▶ [PROBLEM TO WORK ON]:
Reproduce nothing except the lines between the line with "Output the Python" and the line with "import numpy as np", both ends included, and please leave out pictures.

▶ [DATASET RECORDS]:

BEGIN

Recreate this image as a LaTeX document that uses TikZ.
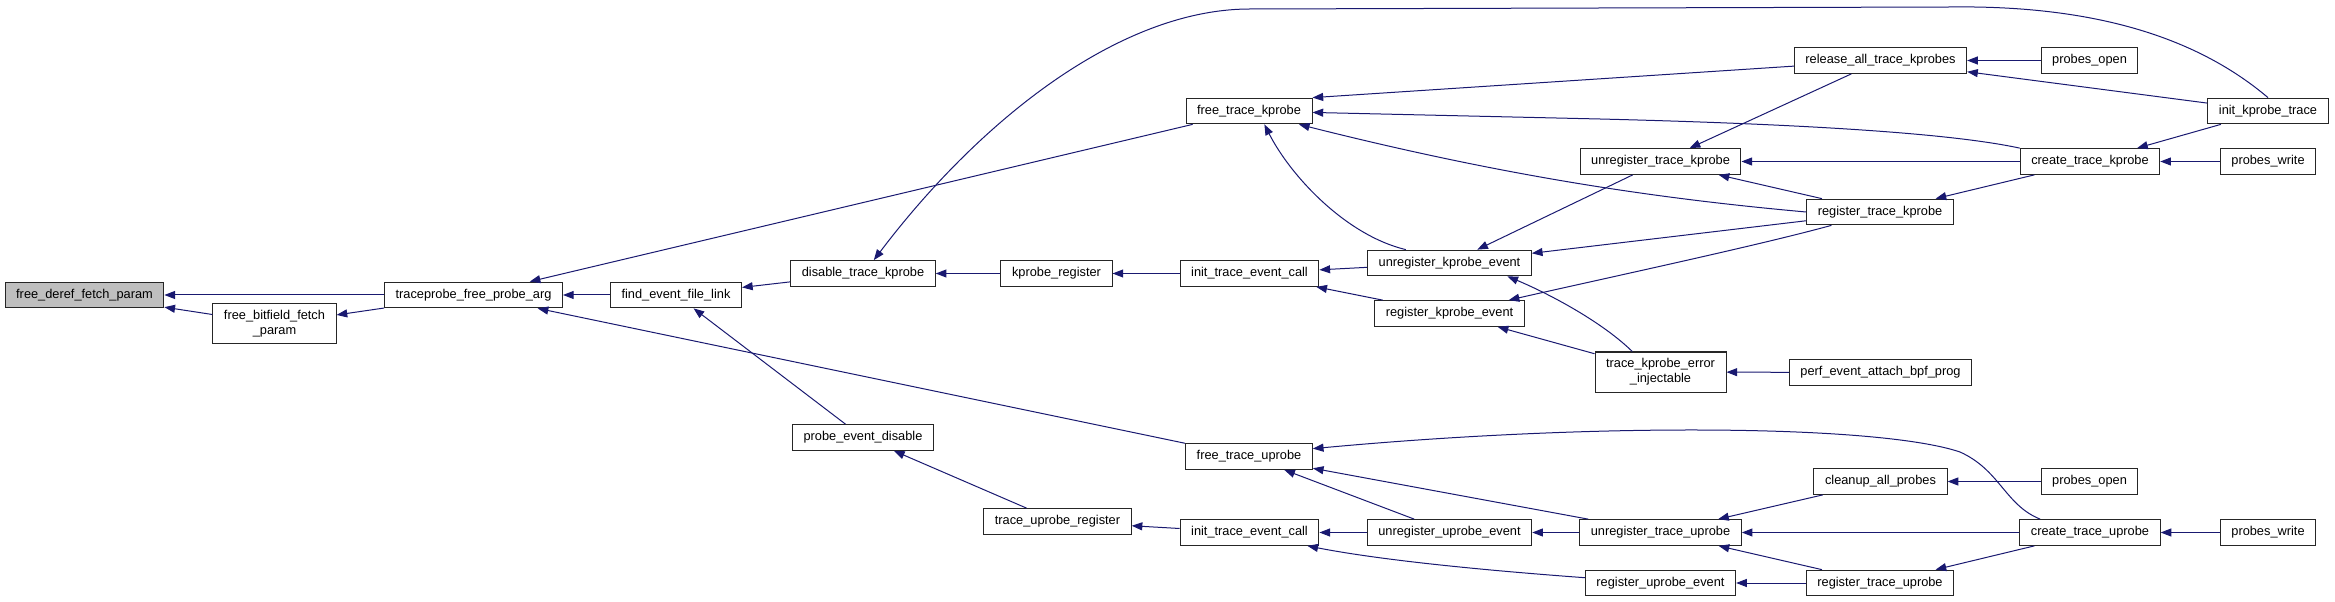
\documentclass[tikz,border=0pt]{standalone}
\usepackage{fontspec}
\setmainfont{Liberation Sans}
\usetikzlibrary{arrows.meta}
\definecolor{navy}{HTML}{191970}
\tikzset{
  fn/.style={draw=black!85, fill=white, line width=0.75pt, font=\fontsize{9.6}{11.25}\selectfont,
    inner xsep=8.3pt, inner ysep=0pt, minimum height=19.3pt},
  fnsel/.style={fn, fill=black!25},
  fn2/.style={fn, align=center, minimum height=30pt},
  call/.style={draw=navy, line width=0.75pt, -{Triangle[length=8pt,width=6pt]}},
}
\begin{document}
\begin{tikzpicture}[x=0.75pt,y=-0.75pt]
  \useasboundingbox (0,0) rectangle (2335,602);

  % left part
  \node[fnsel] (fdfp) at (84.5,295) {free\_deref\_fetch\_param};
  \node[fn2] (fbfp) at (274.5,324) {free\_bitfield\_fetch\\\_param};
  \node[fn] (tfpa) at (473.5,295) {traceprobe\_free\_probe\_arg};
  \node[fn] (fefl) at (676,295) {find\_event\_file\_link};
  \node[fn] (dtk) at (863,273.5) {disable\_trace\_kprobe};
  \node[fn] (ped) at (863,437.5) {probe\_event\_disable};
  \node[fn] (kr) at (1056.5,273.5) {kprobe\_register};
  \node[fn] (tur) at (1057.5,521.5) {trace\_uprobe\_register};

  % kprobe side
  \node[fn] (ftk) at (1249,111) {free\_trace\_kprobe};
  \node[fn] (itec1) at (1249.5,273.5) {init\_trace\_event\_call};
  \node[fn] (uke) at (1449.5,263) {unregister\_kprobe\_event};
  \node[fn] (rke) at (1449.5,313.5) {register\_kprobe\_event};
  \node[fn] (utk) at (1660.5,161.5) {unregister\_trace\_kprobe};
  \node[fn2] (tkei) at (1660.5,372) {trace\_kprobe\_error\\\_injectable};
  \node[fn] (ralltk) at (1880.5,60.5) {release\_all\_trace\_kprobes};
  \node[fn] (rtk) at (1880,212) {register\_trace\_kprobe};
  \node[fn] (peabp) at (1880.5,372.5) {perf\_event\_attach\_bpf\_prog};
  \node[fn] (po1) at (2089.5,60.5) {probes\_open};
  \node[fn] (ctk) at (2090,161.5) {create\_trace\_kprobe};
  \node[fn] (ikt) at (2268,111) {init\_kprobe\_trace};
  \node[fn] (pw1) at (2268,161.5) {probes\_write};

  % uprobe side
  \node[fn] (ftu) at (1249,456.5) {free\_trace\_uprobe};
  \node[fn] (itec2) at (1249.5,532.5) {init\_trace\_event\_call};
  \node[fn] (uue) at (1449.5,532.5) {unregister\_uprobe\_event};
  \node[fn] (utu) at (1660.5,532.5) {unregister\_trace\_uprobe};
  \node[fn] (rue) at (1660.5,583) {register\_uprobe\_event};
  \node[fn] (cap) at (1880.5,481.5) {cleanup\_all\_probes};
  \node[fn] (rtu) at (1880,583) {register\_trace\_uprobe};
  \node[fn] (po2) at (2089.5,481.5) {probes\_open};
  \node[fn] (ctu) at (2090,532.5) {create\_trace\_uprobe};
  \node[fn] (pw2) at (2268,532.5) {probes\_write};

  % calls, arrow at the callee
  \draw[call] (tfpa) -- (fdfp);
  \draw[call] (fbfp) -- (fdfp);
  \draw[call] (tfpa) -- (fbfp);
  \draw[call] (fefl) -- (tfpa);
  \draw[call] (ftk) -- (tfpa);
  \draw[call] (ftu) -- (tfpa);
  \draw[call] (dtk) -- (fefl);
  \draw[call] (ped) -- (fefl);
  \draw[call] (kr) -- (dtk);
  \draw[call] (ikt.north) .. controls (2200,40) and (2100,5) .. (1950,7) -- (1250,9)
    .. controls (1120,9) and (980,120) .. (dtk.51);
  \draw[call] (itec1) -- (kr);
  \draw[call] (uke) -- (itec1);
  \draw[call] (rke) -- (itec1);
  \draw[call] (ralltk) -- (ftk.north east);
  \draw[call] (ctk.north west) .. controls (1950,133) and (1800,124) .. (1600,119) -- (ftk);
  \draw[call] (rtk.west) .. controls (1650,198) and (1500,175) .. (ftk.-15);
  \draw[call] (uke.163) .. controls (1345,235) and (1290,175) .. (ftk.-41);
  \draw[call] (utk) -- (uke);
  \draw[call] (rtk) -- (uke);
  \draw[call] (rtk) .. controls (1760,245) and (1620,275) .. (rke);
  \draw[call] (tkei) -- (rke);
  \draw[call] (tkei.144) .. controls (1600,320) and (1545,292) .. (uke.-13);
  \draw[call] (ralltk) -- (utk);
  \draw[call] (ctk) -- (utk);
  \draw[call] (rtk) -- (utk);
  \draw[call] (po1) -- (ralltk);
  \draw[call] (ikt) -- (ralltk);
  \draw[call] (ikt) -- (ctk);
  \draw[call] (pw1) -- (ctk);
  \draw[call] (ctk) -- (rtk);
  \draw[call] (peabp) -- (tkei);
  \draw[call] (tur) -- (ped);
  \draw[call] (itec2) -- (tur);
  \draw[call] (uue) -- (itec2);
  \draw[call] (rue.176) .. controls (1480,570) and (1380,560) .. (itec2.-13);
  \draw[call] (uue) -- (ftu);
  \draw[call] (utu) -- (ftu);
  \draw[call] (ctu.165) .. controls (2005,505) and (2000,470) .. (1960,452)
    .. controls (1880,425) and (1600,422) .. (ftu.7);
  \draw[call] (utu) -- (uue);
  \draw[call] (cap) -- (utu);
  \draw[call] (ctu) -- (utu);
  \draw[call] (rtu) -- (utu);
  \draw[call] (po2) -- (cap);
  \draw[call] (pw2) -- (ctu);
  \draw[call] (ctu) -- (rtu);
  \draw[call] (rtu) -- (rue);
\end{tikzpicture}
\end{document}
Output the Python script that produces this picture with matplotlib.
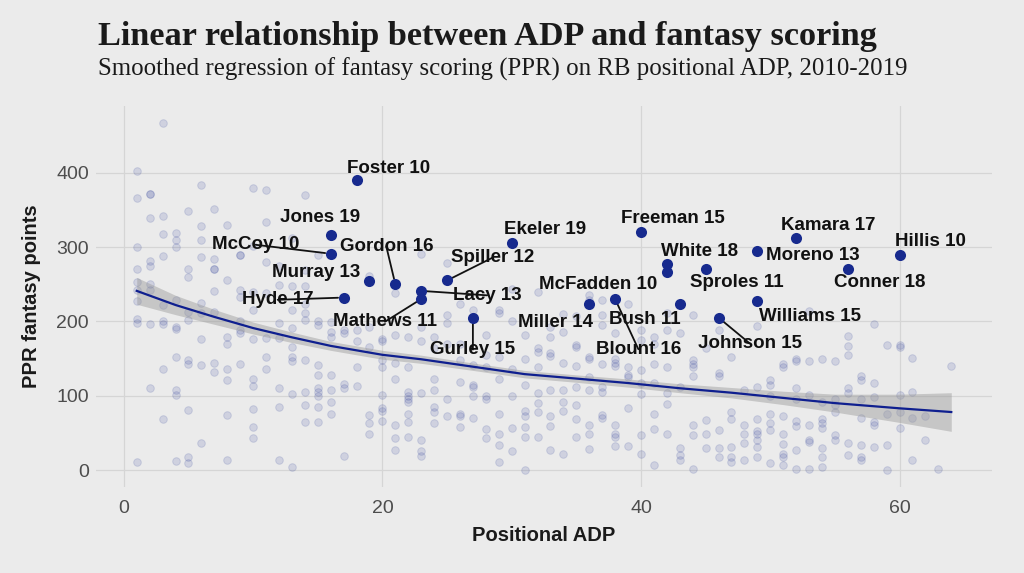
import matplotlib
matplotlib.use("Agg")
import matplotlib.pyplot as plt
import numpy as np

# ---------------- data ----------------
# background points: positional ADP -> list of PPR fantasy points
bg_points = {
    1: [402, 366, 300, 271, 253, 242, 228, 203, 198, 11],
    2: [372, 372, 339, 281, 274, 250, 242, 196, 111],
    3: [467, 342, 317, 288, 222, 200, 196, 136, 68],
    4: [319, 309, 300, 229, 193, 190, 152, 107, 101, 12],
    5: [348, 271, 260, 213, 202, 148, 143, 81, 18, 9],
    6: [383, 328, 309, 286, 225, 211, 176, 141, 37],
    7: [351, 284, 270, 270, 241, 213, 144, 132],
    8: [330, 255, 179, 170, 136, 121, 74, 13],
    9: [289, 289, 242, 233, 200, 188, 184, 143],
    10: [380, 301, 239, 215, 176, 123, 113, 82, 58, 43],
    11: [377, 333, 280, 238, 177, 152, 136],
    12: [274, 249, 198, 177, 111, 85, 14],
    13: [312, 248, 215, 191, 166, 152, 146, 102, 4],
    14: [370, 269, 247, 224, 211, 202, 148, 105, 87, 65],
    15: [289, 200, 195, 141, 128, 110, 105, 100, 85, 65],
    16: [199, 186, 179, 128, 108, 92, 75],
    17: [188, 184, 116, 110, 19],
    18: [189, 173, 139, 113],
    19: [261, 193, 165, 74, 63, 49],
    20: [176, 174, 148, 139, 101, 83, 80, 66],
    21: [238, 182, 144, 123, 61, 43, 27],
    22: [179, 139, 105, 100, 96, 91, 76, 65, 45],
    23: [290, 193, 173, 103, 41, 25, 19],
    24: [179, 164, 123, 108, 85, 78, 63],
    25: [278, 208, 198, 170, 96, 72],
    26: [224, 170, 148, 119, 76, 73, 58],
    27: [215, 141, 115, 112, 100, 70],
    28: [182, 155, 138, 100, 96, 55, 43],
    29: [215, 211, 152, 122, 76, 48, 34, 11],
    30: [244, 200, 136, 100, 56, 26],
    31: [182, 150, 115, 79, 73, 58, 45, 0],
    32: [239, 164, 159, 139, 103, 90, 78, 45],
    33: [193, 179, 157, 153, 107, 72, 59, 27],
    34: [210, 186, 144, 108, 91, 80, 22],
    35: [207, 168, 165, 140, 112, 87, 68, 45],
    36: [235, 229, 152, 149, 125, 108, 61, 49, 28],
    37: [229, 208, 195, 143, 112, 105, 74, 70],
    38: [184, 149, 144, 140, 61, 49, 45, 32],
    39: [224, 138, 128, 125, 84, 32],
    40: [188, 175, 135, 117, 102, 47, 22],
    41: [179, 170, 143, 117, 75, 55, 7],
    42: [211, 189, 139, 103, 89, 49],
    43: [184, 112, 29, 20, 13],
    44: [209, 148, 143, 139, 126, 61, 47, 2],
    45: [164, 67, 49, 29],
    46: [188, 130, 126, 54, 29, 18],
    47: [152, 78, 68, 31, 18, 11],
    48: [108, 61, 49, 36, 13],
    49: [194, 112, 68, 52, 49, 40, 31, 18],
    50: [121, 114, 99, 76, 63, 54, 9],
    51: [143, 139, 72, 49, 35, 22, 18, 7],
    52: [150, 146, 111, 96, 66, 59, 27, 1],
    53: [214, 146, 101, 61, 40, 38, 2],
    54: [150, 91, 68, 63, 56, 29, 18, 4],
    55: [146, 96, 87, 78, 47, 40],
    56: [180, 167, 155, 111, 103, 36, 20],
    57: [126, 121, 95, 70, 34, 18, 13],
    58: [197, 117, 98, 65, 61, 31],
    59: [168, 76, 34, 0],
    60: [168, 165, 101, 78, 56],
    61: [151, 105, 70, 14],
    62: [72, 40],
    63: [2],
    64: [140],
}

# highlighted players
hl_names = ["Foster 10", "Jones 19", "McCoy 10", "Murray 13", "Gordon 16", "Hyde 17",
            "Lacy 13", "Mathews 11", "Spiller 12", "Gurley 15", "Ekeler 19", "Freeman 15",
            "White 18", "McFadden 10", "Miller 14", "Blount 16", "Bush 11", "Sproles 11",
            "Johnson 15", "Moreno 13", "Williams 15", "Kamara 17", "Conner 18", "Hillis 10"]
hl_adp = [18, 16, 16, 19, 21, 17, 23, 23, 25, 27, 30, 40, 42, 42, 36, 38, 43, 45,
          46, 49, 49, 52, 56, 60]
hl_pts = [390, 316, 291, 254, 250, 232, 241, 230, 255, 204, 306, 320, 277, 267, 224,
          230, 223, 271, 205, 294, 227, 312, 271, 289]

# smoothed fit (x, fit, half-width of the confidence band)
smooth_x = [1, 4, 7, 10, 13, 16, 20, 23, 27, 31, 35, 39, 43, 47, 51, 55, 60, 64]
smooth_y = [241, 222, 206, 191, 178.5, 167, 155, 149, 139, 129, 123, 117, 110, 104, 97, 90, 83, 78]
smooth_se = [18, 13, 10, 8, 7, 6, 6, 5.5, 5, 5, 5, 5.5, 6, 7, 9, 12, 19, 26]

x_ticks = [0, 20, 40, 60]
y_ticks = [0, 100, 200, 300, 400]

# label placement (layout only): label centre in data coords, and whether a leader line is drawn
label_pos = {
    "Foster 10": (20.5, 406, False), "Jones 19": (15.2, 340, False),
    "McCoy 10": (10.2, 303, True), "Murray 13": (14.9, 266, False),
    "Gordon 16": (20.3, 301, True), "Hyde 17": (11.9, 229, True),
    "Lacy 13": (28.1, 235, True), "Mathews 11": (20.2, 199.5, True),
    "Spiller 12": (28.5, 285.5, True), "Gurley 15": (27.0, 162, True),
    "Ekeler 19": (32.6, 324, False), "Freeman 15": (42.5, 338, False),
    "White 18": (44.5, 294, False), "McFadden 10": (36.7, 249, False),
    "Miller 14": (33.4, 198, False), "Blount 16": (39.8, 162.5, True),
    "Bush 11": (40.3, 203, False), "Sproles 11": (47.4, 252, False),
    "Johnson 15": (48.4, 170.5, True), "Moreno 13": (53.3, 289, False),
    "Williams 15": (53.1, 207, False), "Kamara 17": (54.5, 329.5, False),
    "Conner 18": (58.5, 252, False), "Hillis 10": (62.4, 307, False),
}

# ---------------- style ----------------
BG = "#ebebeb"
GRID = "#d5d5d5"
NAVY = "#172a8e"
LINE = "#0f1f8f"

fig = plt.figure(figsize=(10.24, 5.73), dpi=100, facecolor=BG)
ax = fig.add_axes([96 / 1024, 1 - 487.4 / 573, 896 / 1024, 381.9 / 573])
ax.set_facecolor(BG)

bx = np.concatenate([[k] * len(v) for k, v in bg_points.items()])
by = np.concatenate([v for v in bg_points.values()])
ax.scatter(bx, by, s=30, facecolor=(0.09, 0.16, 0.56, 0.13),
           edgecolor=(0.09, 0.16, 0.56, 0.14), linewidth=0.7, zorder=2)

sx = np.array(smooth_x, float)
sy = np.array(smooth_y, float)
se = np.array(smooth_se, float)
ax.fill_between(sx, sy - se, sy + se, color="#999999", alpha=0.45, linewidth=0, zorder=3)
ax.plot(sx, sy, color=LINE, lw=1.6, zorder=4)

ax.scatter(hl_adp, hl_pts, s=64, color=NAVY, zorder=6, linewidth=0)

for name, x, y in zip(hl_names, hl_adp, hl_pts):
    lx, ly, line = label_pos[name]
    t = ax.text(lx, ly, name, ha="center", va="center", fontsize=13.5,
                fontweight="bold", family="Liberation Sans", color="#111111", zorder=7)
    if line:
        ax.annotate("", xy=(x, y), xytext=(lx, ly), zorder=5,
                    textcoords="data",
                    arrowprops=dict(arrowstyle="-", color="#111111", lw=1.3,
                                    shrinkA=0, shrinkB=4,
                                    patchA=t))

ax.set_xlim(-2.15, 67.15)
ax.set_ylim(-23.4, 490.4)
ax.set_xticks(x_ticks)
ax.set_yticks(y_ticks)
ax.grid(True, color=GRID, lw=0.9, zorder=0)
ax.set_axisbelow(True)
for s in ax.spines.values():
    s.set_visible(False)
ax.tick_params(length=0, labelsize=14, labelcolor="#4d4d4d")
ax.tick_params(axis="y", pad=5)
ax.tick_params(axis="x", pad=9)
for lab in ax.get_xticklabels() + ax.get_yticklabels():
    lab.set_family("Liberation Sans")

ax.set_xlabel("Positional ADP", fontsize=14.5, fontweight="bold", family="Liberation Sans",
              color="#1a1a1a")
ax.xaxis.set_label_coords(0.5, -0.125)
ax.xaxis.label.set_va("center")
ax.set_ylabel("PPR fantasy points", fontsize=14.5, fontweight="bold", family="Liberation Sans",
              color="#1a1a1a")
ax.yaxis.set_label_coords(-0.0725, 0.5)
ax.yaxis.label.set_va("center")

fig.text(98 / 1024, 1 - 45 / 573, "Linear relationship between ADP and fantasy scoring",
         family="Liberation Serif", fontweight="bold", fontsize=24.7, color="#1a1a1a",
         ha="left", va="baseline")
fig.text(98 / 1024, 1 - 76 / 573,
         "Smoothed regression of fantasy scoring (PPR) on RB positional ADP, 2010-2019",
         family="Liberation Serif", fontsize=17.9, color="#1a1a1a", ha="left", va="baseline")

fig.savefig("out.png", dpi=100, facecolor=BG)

END

▶ [EXPECTED OUTPUT]:
Output the Python script that produces this picture with matplotlib.
import matplotlib
matplotlib.use("Agg")
import matplotlib.pyplot as plt
import numpy as np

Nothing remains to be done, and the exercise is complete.